All lines from the top of the records below through the line holding "base = base + np.array(serie)", and only those, should be printed exactly, minus the pictures.

<<<<

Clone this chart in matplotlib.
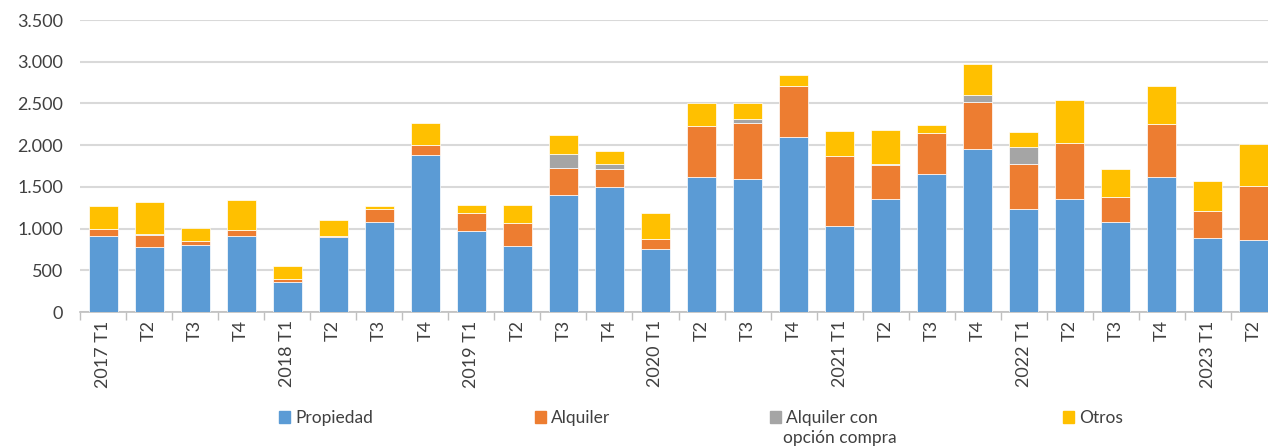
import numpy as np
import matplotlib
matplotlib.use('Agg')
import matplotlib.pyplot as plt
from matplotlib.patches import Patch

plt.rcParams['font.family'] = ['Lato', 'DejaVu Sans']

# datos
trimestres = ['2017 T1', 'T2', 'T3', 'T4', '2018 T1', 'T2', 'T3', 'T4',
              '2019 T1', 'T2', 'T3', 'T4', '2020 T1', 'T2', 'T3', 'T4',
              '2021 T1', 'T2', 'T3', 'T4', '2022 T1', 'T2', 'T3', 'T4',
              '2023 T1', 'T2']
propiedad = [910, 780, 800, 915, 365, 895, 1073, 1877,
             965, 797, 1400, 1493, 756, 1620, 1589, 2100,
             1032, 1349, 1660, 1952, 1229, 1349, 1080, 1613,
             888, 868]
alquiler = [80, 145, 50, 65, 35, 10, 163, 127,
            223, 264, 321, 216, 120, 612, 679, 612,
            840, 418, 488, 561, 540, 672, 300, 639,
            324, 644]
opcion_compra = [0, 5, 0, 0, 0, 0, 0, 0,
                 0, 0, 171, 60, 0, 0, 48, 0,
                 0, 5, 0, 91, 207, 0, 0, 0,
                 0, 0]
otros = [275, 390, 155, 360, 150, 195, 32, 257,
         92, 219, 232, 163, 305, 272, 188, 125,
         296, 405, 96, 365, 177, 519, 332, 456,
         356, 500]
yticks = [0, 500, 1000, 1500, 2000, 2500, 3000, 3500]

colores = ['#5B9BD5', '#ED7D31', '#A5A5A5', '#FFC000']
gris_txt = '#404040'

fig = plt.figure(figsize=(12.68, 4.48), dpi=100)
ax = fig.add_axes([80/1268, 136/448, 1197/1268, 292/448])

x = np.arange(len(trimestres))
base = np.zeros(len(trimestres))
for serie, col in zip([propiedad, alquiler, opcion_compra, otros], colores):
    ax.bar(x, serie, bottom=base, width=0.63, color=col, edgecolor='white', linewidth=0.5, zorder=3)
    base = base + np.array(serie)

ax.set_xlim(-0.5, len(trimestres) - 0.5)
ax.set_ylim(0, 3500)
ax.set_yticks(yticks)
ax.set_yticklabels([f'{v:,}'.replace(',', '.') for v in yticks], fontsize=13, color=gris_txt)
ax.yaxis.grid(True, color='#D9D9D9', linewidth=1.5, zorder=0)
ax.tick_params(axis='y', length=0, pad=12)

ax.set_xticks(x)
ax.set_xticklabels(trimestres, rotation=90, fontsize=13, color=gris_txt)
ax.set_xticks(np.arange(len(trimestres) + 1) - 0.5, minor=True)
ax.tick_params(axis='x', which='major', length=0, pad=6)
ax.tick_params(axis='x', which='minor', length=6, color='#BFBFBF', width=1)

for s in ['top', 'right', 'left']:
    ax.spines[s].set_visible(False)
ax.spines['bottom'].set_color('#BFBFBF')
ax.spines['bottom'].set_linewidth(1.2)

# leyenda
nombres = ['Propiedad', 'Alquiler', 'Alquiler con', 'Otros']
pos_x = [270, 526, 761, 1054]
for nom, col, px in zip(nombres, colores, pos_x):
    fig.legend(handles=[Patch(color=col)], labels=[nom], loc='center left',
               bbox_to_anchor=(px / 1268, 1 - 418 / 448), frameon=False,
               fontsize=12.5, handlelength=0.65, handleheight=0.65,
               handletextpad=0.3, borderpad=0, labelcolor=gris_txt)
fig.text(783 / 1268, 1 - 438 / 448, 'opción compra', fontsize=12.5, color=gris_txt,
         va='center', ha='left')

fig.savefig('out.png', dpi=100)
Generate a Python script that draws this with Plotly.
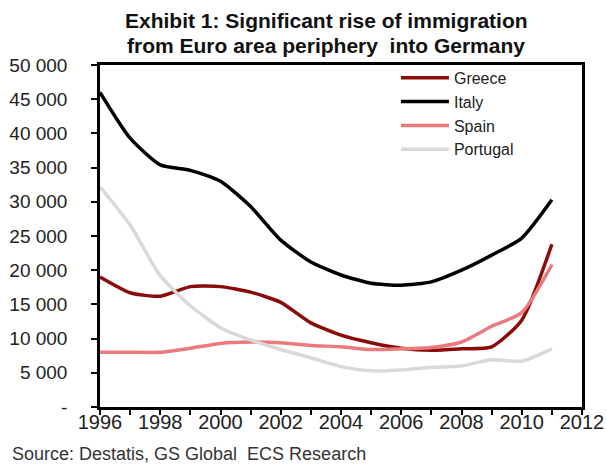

>>>>

Response:
Clone this chart in matplotlib.
import numpy as np
import matplotlib
matplotlib.use('Agg')
import matplotlib.pyplot as plt
from matplotlib.patches import Patch

plt.rcParams['font.family'] = ['Lato', 'DejaVu Sans']

# datos
trimestres = ['2017 T1', 'T2', 'T3', 'T4', '2018 T1', 'T2', 'T3', 'T4',
              '2019 T1', 'T2', 'T3', 'T4', '2020 T1', 'T2', 'T3', 'T4',
              '2021 T1', 'T2', 'T3', 'T4', '2022 T1', 'T2', 'T3', 'T4',
              '2023 T1', 'T2']
propiedad = [910, 780, 800, 915, 365, 895, 1073, 1877,
             965, 797, 1400, 1493, 756, 1620, 1589, 2100,
             1032, 1349, 1660, 1952, 1229, 1349, 1080, 1613,
             888, 868]
alquiler = [80, 145, 50, 65, 35, 10, 163, 127,
            223, 264, 321, 216, 120, 612, 679, 612,
            840, 418, 488, 561, 540, 672, 300, 639,
            324, 644]
opcion_compra = [0, 5, 0, 0, 0, 0, 0, 0,
                 0, 0, 171, 60, 0, 0, 48, 0,
                 0, 5, 0, 91, 207, 0, 0, 0,
                 0, 0]
otros = [275, 390, 155, 360, 150, 195, 32, 257,
         92, 219, 232, 163, 305, 272, 188, 125,
         296, 405, 96, 365, 177, 519, 332, 456,
         356, 500]
yticks = [0, 500, 1000, 1500, 2000, 2500, 3000, 3500]

colores = ['#5B9BD5', '#ED7D31', '#A5A5A5', '#FFC000']
gris_txt = '#404040'

fig = plt.figure(figsize=(12.68, 4.48), dpi=100)
ax = fig.add_axes([80/1268, 136/448, 1197/1268, 292/448])

x = np.arange(len(trimestres))
base = np.zeros(len(trimestres))
for serie, col in zip([propiedad, alquiler, opcion_compra, otros], colores):
    ax.bar(x, serie, bottom=base, width=0.63, color=col, edgecolor='white', linewidth=0.5, zorder=3)
    base = base + np.array(serie)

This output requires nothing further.